== Goal of the exercise ==
Using the records below, report how many lines hold "that", with no extra text.

________________________________________

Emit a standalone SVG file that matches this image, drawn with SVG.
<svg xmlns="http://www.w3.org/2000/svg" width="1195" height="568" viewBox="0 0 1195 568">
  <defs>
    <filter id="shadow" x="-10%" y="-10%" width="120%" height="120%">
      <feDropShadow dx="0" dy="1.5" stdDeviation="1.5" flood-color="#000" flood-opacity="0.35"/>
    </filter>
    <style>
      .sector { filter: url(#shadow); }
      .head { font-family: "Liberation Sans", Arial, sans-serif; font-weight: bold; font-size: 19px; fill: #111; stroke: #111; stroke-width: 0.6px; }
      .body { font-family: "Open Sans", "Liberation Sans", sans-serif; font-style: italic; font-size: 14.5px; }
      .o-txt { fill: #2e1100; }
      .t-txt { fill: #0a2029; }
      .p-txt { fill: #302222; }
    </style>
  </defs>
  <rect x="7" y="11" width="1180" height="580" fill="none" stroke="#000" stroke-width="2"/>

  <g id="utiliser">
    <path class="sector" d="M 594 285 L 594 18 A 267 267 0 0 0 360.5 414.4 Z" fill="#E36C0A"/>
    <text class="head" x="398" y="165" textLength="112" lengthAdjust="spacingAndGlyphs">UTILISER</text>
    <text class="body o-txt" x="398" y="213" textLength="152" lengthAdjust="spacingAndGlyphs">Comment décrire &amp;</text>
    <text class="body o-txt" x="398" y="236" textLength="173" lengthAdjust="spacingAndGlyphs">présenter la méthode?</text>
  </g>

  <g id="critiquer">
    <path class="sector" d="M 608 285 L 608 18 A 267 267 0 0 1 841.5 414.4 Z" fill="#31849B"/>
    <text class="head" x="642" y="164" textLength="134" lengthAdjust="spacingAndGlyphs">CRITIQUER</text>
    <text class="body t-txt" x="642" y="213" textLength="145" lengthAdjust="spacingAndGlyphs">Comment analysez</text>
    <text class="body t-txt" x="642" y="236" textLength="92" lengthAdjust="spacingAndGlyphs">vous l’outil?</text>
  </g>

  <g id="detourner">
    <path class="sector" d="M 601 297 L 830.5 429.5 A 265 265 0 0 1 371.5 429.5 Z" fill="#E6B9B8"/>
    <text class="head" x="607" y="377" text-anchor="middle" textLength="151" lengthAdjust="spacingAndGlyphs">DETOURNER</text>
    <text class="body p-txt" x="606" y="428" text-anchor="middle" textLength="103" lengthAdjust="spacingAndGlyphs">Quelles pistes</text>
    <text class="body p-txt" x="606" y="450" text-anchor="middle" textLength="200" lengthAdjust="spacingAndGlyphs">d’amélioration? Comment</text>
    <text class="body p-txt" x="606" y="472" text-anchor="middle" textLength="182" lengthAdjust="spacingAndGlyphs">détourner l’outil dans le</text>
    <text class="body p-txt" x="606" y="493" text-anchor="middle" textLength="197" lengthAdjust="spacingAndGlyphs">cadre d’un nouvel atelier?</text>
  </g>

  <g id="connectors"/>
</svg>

________________________________________

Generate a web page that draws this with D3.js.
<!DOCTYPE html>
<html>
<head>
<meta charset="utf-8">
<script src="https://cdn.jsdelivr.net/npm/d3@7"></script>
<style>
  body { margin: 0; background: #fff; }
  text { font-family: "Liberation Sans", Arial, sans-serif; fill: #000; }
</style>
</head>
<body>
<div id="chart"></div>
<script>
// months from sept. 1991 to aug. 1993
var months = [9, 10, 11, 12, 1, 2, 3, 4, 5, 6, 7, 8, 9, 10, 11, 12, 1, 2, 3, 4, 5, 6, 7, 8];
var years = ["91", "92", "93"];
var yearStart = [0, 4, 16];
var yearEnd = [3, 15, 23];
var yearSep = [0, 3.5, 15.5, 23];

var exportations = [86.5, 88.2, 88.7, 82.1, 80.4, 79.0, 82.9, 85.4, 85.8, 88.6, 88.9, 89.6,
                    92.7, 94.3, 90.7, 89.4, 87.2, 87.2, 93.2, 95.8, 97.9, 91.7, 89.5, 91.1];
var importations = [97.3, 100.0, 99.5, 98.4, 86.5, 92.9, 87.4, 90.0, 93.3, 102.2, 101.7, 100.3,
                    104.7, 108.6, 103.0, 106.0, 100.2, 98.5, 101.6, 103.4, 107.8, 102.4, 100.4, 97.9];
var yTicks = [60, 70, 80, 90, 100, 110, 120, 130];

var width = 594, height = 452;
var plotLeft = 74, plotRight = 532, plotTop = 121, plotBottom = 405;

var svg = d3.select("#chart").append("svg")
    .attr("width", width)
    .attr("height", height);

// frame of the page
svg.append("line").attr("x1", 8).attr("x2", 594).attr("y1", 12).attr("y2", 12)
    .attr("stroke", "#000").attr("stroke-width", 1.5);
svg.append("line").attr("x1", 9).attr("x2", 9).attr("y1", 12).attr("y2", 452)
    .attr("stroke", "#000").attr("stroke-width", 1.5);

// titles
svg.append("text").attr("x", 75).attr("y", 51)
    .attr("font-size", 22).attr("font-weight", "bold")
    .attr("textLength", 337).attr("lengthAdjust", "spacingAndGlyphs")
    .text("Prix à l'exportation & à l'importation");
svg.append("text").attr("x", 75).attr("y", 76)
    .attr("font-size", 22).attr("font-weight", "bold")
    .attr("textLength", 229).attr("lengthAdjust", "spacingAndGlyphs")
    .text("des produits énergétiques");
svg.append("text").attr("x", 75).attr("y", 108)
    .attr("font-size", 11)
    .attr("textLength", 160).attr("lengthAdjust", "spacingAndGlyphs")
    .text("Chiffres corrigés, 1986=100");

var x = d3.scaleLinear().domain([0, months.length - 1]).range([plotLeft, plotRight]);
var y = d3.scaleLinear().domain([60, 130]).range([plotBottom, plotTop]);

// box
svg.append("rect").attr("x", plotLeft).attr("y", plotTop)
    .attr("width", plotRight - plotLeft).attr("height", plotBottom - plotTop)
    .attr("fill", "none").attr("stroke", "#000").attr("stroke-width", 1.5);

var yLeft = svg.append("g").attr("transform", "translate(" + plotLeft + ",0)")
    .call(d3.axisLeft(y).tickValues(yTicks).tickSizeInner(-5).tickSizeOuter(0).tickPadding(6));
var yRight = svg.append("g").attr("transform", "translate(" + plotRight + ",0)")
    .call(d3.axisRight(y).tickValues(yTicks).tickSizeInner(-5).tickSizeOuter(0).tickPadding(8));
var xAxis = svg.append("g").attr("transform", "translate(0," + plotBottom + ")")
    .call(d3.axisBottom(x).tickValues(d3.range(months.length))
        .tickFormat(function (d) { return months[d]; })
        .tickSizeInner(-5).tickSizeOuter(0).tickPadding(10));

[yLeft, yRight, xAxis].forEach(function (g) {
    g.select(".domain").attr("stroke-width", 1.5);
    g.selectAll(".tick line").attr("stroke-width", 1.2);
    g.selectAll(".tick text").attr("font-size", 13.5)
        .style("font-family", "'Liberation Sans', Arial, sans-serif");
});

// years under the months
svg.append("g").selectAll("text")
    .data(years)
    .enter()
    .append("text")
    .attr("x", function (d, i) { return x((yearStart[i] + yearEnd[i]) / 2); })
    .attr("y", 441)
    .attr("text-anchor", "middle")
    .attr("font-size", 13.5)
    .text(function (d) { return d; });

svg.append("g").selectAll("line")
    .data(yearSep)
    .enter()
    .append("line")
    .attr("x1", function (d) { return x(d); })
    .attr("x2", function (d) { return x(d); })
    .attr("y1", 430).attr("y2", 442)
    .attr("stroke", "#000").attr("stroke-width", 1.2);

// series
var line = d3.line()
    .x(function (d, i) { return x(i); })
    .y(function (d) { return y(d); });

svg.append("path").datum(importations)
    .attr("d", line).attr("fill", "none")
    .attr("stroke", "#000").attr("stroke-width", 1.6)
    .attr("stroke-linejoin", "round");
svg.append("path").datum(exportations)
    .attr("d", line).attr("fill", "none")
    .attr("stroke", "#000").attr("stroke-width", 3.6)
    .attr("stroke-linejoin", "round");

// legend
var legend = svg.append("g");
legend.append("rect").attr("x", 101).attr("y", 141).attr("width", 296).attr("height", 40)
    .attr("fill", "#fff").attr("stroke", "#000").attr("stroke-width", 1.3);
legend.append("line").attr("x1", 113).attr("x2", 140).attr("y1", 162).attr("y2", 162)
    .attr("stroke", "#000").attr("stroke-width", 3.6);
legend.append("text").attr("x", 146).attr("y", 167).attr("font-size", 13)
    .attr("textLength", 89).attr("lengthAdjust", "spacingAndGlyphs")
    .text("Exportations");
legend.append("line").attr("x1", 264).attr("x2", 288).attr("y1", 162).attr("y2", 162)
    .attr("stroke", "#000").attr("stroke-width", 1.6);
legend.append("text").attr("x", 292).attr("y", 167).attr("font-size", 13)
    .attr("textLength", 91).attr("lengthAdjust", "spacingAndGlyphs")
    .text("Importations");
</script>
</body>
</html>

________________________________________

== Solution ==
2